The UK’s fund management sector recovered quickly from the fall experienced at the outset of the economic downturn and was responsible for a record £6.2tn of funds at the end of 2013 – nearly 50% above the pre-crisis peak.
According to the Fund Management 2014 report, released today by TheCityUK, the private-sector association and industry lobby group promoting the UK’s financial and professional services industry, over a third of these funds, around £2.2tn, came from overseas clients, making the UK a global leader in managing foreign clients’ funds.
The 2013 figures show the sector overall has experienced its fifth consecutive year of growth, increasing 14%. TheCityUK also estimates that assets increased by around 5% in the first six months of 2014, with the full year increase forecast to top 9%.
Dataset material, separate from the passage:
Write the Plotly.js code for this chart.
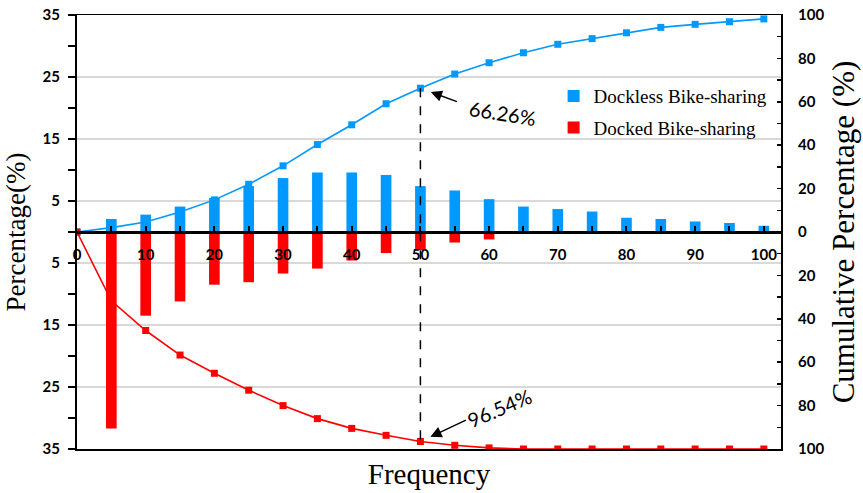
<!DOCTYPE html>
<html>
<head>
<meta charset="utf-8">
<script src="https://cdn.plot.ly/plotly-3.0.1.min.js"></script>
<style>html,body{margin:0;padding:0;background:#fff;}#chart{width:863px;height:493px;}</style>
</head>
<body>
<div id="chart"></div>
<script>
// ---- data ----
const frequency = [0,5,10,15,20,25,30,35,40,45,50,55,60,65,70,75,80,85,90,95,100];
const barFrequency = [5,10,15,20,25,30,35,40,45,50,55,60,65,70,75,80,85,90,95,100];
const docklessPct = [2.1,2.8,4.1,5.5,7.4,8.7,9.6,9.6,9.2,7.4,6.7,5.3,4.1,3.7,3.3,2.3,2.1,1.7,1.45,1.0];
const dockedPct   = [31.7,13.5,11.2,8.5,8.1,6.7,5.9,4.6,3.4,2.9,1.7,1.2,0.3,0,0,0,0,0,0,0];
const docklessCum = [0,2.0,4.6,9.2,14.8,22.0,30.5,40.3,49.4,59.1,66.26,72.8,78.0,82.6,86.5,89.1,91.8,94.3,95.7,96.9,98.2];
const dockedCum   = [0,31.7,45.4,56.7,65.1,72.9,80.0,86.0,90.5,93.7,96.54,98.3,99.5,100,100,100,100,100,100,100,100];
const xTickVals = [0,5,10,15,20,25,30,35,40,45,50,55,60,65,70,75,80,85,90,95,100];
const xTickText = ['0','','10','','20','','30','','40','','50','','60','','70','','80','','90','','100'];
const leftTickVals = [-35,-25,-15,-5,5,15,25,35];
const leftTickText = ['35','25','15','5','5','15','25','35'];
const leftMinorVals = [-30,-20,-10,0,10,20,30];
const rightTickVals = [-100,-80,-60,-40,-20,0,20,40,60,80,100];
const rightTickText = ['100','80','60','40','20','0','20','40','60','80','100'];
const rightMinorVals = [-90,-70,-50,-30,-10,10,30,50,70,90];
const markFreq = 50;
const names = ['Dockless Bike-sharing','Docked Bike-sharing'];

const BLUE = '#0099ff', RED = '#ff0000';
const tickFont = {family:'Lato, sans-serif', size:15, color:'#000', weight:'bold'};
const serif = 'Liberation Serif, Times New Roman, serif';

const traces = [
  {type:'bar', x:barFrequency, y:docklessPct, name:names[0], marker:{color:BLUE}, width:1.55,
   xaxis:'x', yaxis:'y', legendgroup:'a'},
  {type:'bar', x:barFrequency, y:dockedPct.map(v=>-v), name:names[1], marker:{color:RED}, width:1.55,
   xaxis:'x', yaxis:'y', legendgroup:'b'},
  {type:'scatter', mode:'lines+markers', x:frequency, y:docklessCum, showlegend:false,
   line:{color:BLUE, width:1.6}, marker:{symbol:'square', size:7, color:BLUE}, xaxis:'x2', yaxis:'y2'},
  {type:'scatter', mode:'lines+markers', x:frequency, y:dockedCum.map(v=>-v), showlegend:false,
   line:{color:RED, width:1.6}, marker:{symbol:'square', size:7, color:RED}, xaxis:'x2', yaxis:'y2'}
];

const mi = frequency.indexOf(markFreq);
const xr = [0, 102.5];

const layout = {
  width:863, height:493,
  margin:{l:77, r:82, t:15, b:44},
  paper_bgcolor:'#fff', plot_bgcolor:'#fff',
  barmode:'overlay',
  showlegend:true,
  legend:{x:0.677, xanchor:'left', y:0.857, yanchor:'top', bgcolor:'rgba(0,0,0,0)',
          font:{family:serif, size:19, color:'#000'}, traceorder:'grouped', tracegroupgap:4},
  xaxis:{range:xr, showline:true, mirror:true, linecolor:'#000', linewidth:1.5,
         showgrid:false, zeroline:false, ticks:'', showticklabels:false,
         title:{text:'Frequency', font:{family:serif, size:29, color:'#000'}, standoff:14}},
  xaxis2:{range:xr, overlaying:'x', anchor:'free', position:0.5, side:'bottom',
          tickmode:'array', tickvals:xTickVals, ticktext:xTickText,
          ticks:'inside', ticklen:5, tickwidth:2, tickcolor:'#000',
          showline:true, linecolor:'#000', linewidth:2.5, showgrid:false, zeroline:false,
          tickfont:tickFont, ticklabelstandoff:8},
  yaxis:{range:[-35,35], tickmode:'array', tickvals:leftTickVals, ticktext:leftTickText,
         ticks:'outside', ticklen:7, tickwidth:1.5, tickcolor:'#000',
         minor:{tickvals:leftMinorVals, ticks:'outside', ticklen:7, tickwidth:1.5, tickcolor:'#000', showgrid:false},
         showline:true, linecolor:'#000', linewidth:2,
         showgrid:true, gridcolor:'#d9d9d9', gridwidth:1.5, zeroline:false,
         tickfont:tickFont, ticklabelstandoff:5,
         title:{text:'Percentage(%)', font:{family:serif, size:27, color:'#000'}, standoff:9}},
  yaxis2:{range:[-100,100], overlaying:'y', side:'right', anchor:'x2',
          tickmode:'array', tickvals:rightTickVals, ticktext:rightTickText,
          ticks:'inside', ticklen:4, tickwidth:1.5, tickcolor:'#000',
          minor:{tickvals:rightMinorVals, ticks:'inside', ticklen:4, tickwidth:1.5, tickcolor:'#000', showgrid:false},
          showline:true, linecolor:'#000', linewidth:2, showgrid:false, zeroline:false,
          tickfont:tickFont, ticklabelstandoff:12,
          title:{text:'Cumulative Percentage (%)', font:{family:serif, size:31, color:'#000'}, standoff:9}},
  shapes:[
    {type:'line', xref:'x2', yref:'y2', x0:frequency[mi], x1:frequency[mi],
     y0:docklessCum[mi], y1:-dockedCum[mi], line:{color:'#000', width:1.5, dash:'dash'}}
  ],
  annotations:[
    {xref:'x2', yref:'y2', x:frequency[mi], y:docklessCum[mi], text:'', showarrow:true,
     ax:38, ay:14, standoff:11, arrowhead:2, arrowsize:1.5, arrowwidth:1.5, arrowcolor:'#000'},
    {xref:'x2', yref:'y2', x:frequency[mi], y:docklessCum[mi], text:docklessCum[mi].toFixed(2)+'%',
     showarrow:false, xshift:82, yshift:-25, textangle:9, font:{family:'Lato, sans-serif', size:20, color:'#000'}},
    {xref:'x2', yref:'y2', x:frequency[mi], y:-dockedCum[mi], text:'', showarrow:true,
     ax:47, ay:-22, standoff:11, arrowhead:2, arrowsize:1.5, arrowwidth:1.5, arrowcolor:'#000'},
    {xref:'x2', yref:'y2', x:frequency[mi], y:-dockedCum[mi], text:dockedCum[mi].toFixed(2)+'%',
     showarrow:false, xshift:79, yshift:33, textangle:-23, font:{family:'Lato, sans-serif', size:20, color:'#000'}}
  ]
};

Plotly.newPlot('chart', traces, layout, {displayModeBar:false, staticPlot:true});
</script>
</body>
</html>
Chris Cummings, Chief Executive, TheCityUK, said: “The UK is one of the leading international centres for fund management and by far the largest European centre. The fund management sector is also one that consistently generates a significant trade surplus for the UK economy.
“The strength of these latest figures also demonstrates the attractiveness of the UK as place in which, and from which, to do business. While London is central to the UK’s strong international position, other cities such as Edinburgh, Glasgow, Aberdeen, Manchester, Liverpool, Cardiff and Birmingham are also important centres for fund management. In fact one third of the 50,000 people directly employed in the sector are based outside of London.”
The report also shows that nearly two thirds, some £4tn, of funds under management came from institutional clients, with retail clients generating a further 16% (£999bn). The remainder is accounted for by private client funds and alternative funds.
In an international context, UK funds under management accounted for 8.4% of global fund management assets, totalling US$146tn at the end of 2013. The US remains by far the biggest source of funds, accounting for nearly half of assets.
While the UK is largely known as a centre for management of international funds, it is increasingly becoming a location of choice for domicile of funds. Of the top five European locations for domicile, the UK saw the biggest increase in assets in 2013 (10.9%), ahead of Luxembourg (9.7%), Ireland (9.5%), Germany (9.2%) and France (1.3%).
Cummings said: “As the leading global centre for cross-border financial services, London and the wider UK are well positioned to capture a growing share of business from international markets which offer the greatest potential for growth.
“TheCityUK welcomes actions taken by the Government to make the UK as competitive as possible for fund domicile and management. We look forward to continuing our work with Government under the Financial Services Trade and Investment Board (FSTIB), our members and the wider industry to extend the promotion of the fund management sector overseas and to help drive jobs and growth across the country.”